### What you are asked to do:
Starting at the first line of the entries, extract each line up to and including the one that contains "52.1, 53.4, 53.7]", but leave out the pictures.

:: Data lines ::

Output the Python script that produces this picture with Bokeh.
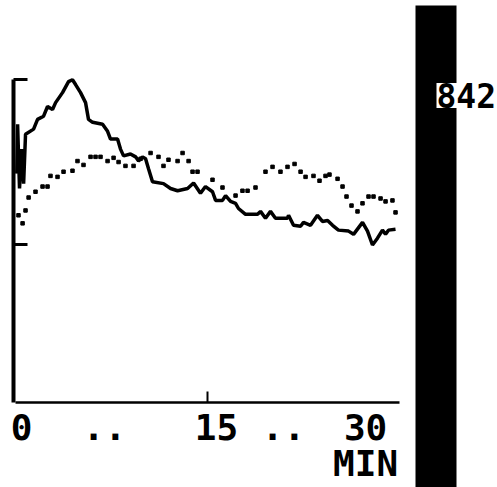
from bokeh.plotting import figure
from bokeh.layouts import row
from bokeh.models import Range1d, LinearAxis, FixedTicker, BoxAnnotation, Label
from bokeh.embed import file_html
from bokeh.resources import INLINE

# ---- data (minutes, arbitrary units) ----
solid_t = [0.1, 0.16, 0.31, 0.47, 0.63, 0.78, 1.41, 1.72, 2.19, 2.5, 2.89, 3.13, 3.67,
           4.14, 4.45, 4.69, 5.08, 5.47, 5.70, 6.02, 6.80, 7.19, 7.42, 7.97, 8.20, 8.44,
           8.98, 9.38, 9.61, 9.92, 10.16, 10.39, 10.70, 11.56, 12.11, 12.66, 13.44, 13.91,
           14.45, 14.84, 15.39, 15.63, 16.17, 16.41, 16.80, 17.19, 17.42, 17.97, 18.91,
           19.14, 19.53, 19.92, 20.31, 21.25, 21.33, 21.72, 22.27, 22.5, 23.05, 23.59,
           23.98, 24.38, 24.77, 25.23, 26.02, 26.41, 27.11, 27.5, 27.89, 28.28, 28.67,
           28.91, 29.14, 29.69]
solid_v = [70.9, 86.2, 66.3, 78.5, 67.8, 83.1, 84.7, 87.7, 88.7, 91.7, 90.8, 92.9, 96.0,
           99.4, 100.0, 98.5, 96.0, 92.9, 87.7, 86.8, 86.2, 84.0, 81.6, 81.6, 78.5, 76.4,
           77.0, 76.1, 74.8, 76.1, 75.5, 72.4, 68.4, 67.8, 66.3, 65.6, 66.3, 68.0,
           64.8, 66.9, 65.3, 62.6, 62.6, 64.1, 62.3, 61.7, 60.1, 58.3, 58.3,
           59.2, 57.1, 59.2, 57.1, 57.1, 58.0, 54.9, 54.6, 55.8, 54.9, 58.0,
           56.1, 56.4, 54.9, 53.4, 53.1, 52.1, 55.8, 53.1, 48.8, 50.9, 53.4,
           52.1, 53.4, 53.7]

dot_t = [0.23, 0.55, 0.78, 1.02, 1.56, 2.11, 2.5, 2.73, 3.28, 3.75, 4.45, 4.84, 5.31,
         5.86, 6.25, 6.64, 7.19, 7.66, 8.05, 8.59, 9.22, 9.77, 10.55, 11.17, 11.56, 11.95,
         12.66, 13.05, 13.52, 13.83, 14.22, 15.39, 16.17, 17.19, 17.73, 18.13, 18.75,
         19.53, 20.08, 20.70, 21.25, 21.80, 22.27, 22.66, 23.28, 23.75, 24.22, 24.53,
         25.16, 25.55, 25.86, 26.25, 26.72, 27.11, 27.58, 27.97, 28.52, 28.91, 29.45, 29.69]
dot_v = [58.0, 55.5, 59.5, 63.5, 65.3, 66.9, 66.9, 70.2, 69.9, 71.5, 71.8, 74.8, 73.6,
         76.1, 76.1, 76.1, 74.8, 75.8, 74.5, 73.3, 73.3, 75.5, 77.3, 76.1, 73.3, 75.2,
         74.8, 77.3, 74.8, 71.5, 71.5, 69.0, 66.6, 64.1, 65.6, 65.6, 66.6,
         71.5, 73.0, 71.5, 73.0, 73.9, 71.5, 69.9, 70.2, 68.7, 70.2, 70.6,
         69.3, 66.9, 63.8, 61.0, 59.2, 61.7, 63.8, 63.8, 63.2, 62.3, 62.6, 58.9]

x_tick_pos = [0.47, 6.95, 15.7, 20.94, 27.35]
x_tick_text = ["0", "..", "15", "..", "30\nMIN"]
x_marked_tick = [15]
y_ticks = [49, 100]
side_value = "842"

FONT = "DejaVu Sans Mono"

p = figure(width=410, height=487, x_range=Range1d(-0.16, 30.86), y_range=Range1d(0, 124.54),
           output_backend="svg", toolbar_location=None,
           x_axis_location=None, y_axis_location=None,
           min_border=0, min_border_left=13, min_border_bottom=81, min_border_right=0)
p.frame_align = False
p.grid.grid_line_color = None
p.outline_line_color = None
p.background_fill_color = "white"
p.border_fill_color = "white"

yaxis = LinearAxis(ticker=FixedTicker(ticks=[], minor_ticks=y_ticks), bounds=(0, 100),
                   axis_line_width=4, axis_line_color="black",
                   major_tick_line_color=None,
                   minor_tick_in=14, minor_tick_out=0, minor_tick_line_width=3,
                   minor_tick_line_color="black", major_label_standoff=0)
p.add_layout(yaxis, "left")

xaxis = LinearAxis(ticker=FixedTicker(ticks=x_tick_pos, minor_ticks=x_marked_tick), bounds=(0, 30),
                   axis_line_width=2.5, axis_line_color="black",
                   major_tick_in=0, major_tick_out=0,
                   minor_tick_in=11, minor_tick_out=0, minor_tick_line_width=2,
                   minor_tick_line_color="black",
                   major_label_overrides={k: v for k, v in zip(x_tick_pos, x_tick_text)},
                   major_label_text_font=FONT, major_label_text_font_style="bold",
                   major_label_text_font_size="36px", major_label_text_color="black",
                   major_label_text_line_height=0.9,
                   major_label_standoff=4)
p.add_layout(xaxis, "below")

p.scatter(dot_t, dot_v, marker="square", size=3.5, color="black")
p.line(solid_t, solid_v, line_width=3.5, color="black")

# side panel: dark bar with the readout
p2 = figure(width=87, height=487, x_range=Range1d(0, 87), y_range=Range1d(0, 487),
            output_backend="svg", toolbar_location=None,
            x_axis_location=None, y_axis_location=None, min_border=0)
p2.frame_align = False
p2.grid.grid_line_color = None
p2.outline_line_color = None
p2.background_fill_color = "white"
p2.border_fill_color = "white"
p2.add_layout(BoxAnnotation(left=5, right=46, top=482, bottom=-5, fill_color="black",
                            fill_alpha=1.0, line_color=None))
p2.add_layout(Label(x=26, y=392, text=side_value, text_align="left",
                    text_baseline="middle", text_font=FONT, text_font_style="bold",
                    text_font_size="33px", text_color="black",
                    background_fill_color="white", background_fill_alpha=1.0))

layout = row(p, p2, spacing=0)
open("out.html", "w").write(file_html(layout, INLINE))
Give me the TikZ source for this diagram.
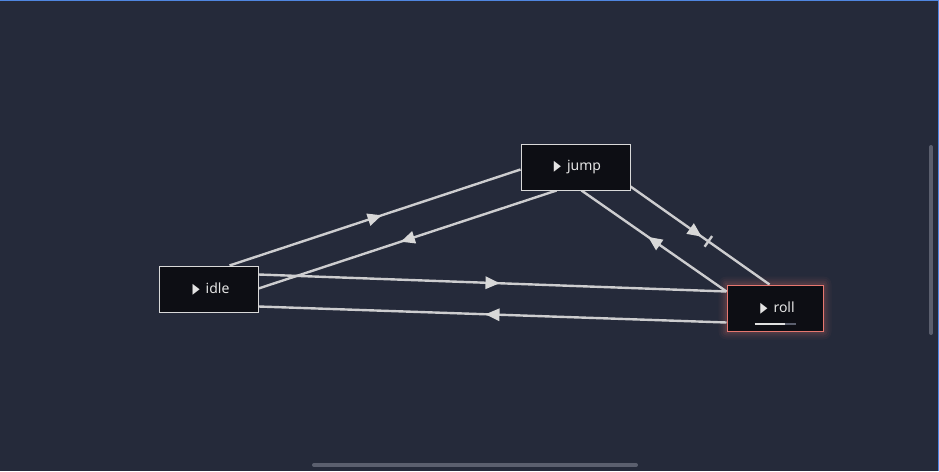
\documentclass[tikz,border=0pt]{standalone}
\usepackage{fontspec}
\setmainfont{Noto Sans}
\newfontfamily\dejavu{DejaVu Sans}
\usetikzlibrary{calc,decorations.markings,backgrounds}
\definecolor{bgc}{HTML}{252A3A}
\definecolor{nodefill}{HTML}{0D0E14}
\definecolor{edgec}{HTML}{CDCDCF}
\definecolor{tipc}{HTML}{D8D8D8}
\definecolor{rollborder}{HTML}{E8776F}
\definecolor{bluec}{HTML}{4F86E0}
\definecolor{scrollc}{HTML}{5B5F6E}
\definecolor{textc}{HTML}{E4E4E4}
\newcommand{\playicon}{\raisebox{0.3pt}{\scalebox{0.85}[1.3]{\dejavu\fontsize{11}{11}\selectfont ▶}}\hspace{6pt}}
\tikzset{
  statebox/.style={draw=#1, line width=1pt, fill=nodefill, minimum height=46pt,
    text=textc, font=\fontsize{14}{16}\selectfont, inner sep=0pt},
  edge/.style={draw=edgec, line width=2.4pt},
  midtip/.style={postaction={decorate, decoration={markings,
    mark=at position #1 with {\fill[tipc] (-7pt,-6.5pt) -- (7pt,0pt) -- (-7pt,6.5pt) -- cycle;}}}},
  midbar/.style={postaction={decorate, decoration={markings,
    mark=at position #1 with {\draw[edgec, line width=2.4pt] (0pt,-6.5pt) -- (0pt,6.5pt);}}}},
}
\begin{document}
\begin{tikzpicture}[x=1pt,y=-1pt]
\useasboundingbox (0,0) rectangle (939,471);
% nodes
\node[statebox=white!85!black, minimum width=99pt] (idle) at (208.5,289) {\hspace*{5pt}\playicon idle};
\node[statebox=white!85!black, minimum width=109pt] (jump) at (575.5,167) {\hspace*{4pt}\playicon jump};
\node[statebox=rollborder, minimum width=96pt] (roll) at (775,308) {\hspace*{5pt}\playicon roll};
% progress bar in roll
\coordinate (pb1) at ($(roll.south west)+(28,-8)$);
\coordinate (pb2) at ($(roll.south west)+(58,-8)$);
\coordinate (pb3) at ($(roll.south west)+(69,-8)$);
\draw[scrollc, line width=2pt] (pb2) -- (pb3);
\draw[white!88!black, line width=2pt] (pb1) -- (pb2);
\begin{pgfonlayer}{background}
\fill[bgc] (0,0) rectangle (939,471);
% glow around roll
\foreach \g/\o in {8/0.04,6/0.05,4/0.07,2/0.09}{
  \fill[rollborder, opacity=\o, rounded corners=\g pt] ($(roll.north west)+(-\g,-\g)$) rectangle ($(roll.south east)+(\g,\g)$);
}
% edges
\coordinate (e1a) at ($(idle.north west)+(71,0)$);
\coordinate (e1b) at ($(jump.north west)+(0,26)$);
\coordinate (e2a) at ($(jump.south west)+(36,0)$);
\coordinate (e2b) at ($(idle.north east)+(0,23)$);
\coordinate (e3a) at ($(idle.north east)+(0,9)$);
\coordinate (e3b) at ($(roll.north west)+(0,7)$);
\coordinate (e4a) at ($(roll.north west)+(0,38)$);
\coordinate (e4b) at ($(idle.north east)+(0,41)$);
\coordinate (e5a) at ($(jump.north east)+(0,43)$);
\coordinate (e5b) at ($(roll.north west)+(43,0)$);
\coordinate (e6a) at ($(roll.north west)+(0,7)$);
\coordinate (e6b) at ($(jump.south west)+(61,0)$);
\path[edge, midtip=0.5] (e1a) -- (e1b);
\path[edge, midtip=0.5] (e2a) -- (e2b);
\path[edge, midtip=0.5] (e3a) -- (e3b);
\path[edge, midtip=0.5] (e4a) -- (e4b);
\path[edge, midtip=0.47, midbar=0.56] (e5a) -- (e5b);
\path[edge, midtip=0.5] (e6a) -- (e6b);
\end{pgfonlayer}
% scrollbars and window border
\draw[scrollc, line width=4pt, line cap=round] (931,147) -- (931,333);
\draw[scrollc, line width=4pt, line cap=round] (314,465) -- (636,465);
\fill[bluec] (0,0) rectangle (939,1.2);
\fill[bluec] (937.8,0) rectangle (939,471);
\end{tikzpicture}
\end{document}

:::

### Exercise solution:
Output the Python script that produces this picture with Bokeh.
from bokeh.plotting import figure
from bokeh.layouts import row
from bokeh.models import Range1d, LinearAxis, FixedTicker, BoxAnnotation, Label
from bokeh.embed import file_html
from bokeh.resources import INLINE

# ---- data (minutes, arbitrary units) ----
solid_t = [0.1, 0.16, 0.31, 0.47, 0.63, 0.78, 1.41, 1.72, 2.19, 2.5, 2.89, 3.13, 3.67,
           4.14, 4.45, 4.69, 5.08, 5.47, 5.70, 6.02, 6.80, 7.19, 7.42, 7.97, 8.20, 8.44,
           8.98, 9.38, 9.61, 9.92, 10.16, 10.39, 10.70, 11.56, 12.11, 12.66, 13.44, 13.91,
           14.45, 14.84, 15.39, 15.63, 16.17, 16.41, 16.80, 17.19, 17.42, 17.97, 18.91,
           19.14, 19.53, 19.92, 20.31, 21.25, 21.33, 21.72, 22.27, 22.5, 23.05, 23.59,
           23.98, 24.38, 24.77, 25.23, 26.02, 26.41, 27.11, 27.5, 27.89, 28.28, 28.67,
           28.91, 29.14, 29.69]
solid_v = [70.9, 86.2, 66.3, 78.5, 67.8, 83.1, 84.7, 87.7, 88.7, 91.7, 90.8, 92.9, 96.0,
           99.4, 100.0, 98.5, 96.0, 92.9, 87.7, 86.8, 86.2, 84.0, 81.6, 81.6, 78.5, 76.4,
           77.0, 76.1, 74.8, 76.1, 75.5, 72.4, 68.4, 67.8, 66.3, 65.6, 66.3, 68.0,
           64.8, 66.9, 65.3, 62.6, 62.6, 64.1, 62.3, 61.7, 60.1, 58.3, 58.3,
           59.2, 57.1, 59.2, 57.1, 57.1, 58.0, 54.9, 54.6, 55.8, 54.9, 58.0,
           56.1, 56.4, 54.9, 53.4, 53.1, 52.1, 55.8, 53.1, 48.8, 50.9, 53.4,
           52.1, 53.4, 53.7]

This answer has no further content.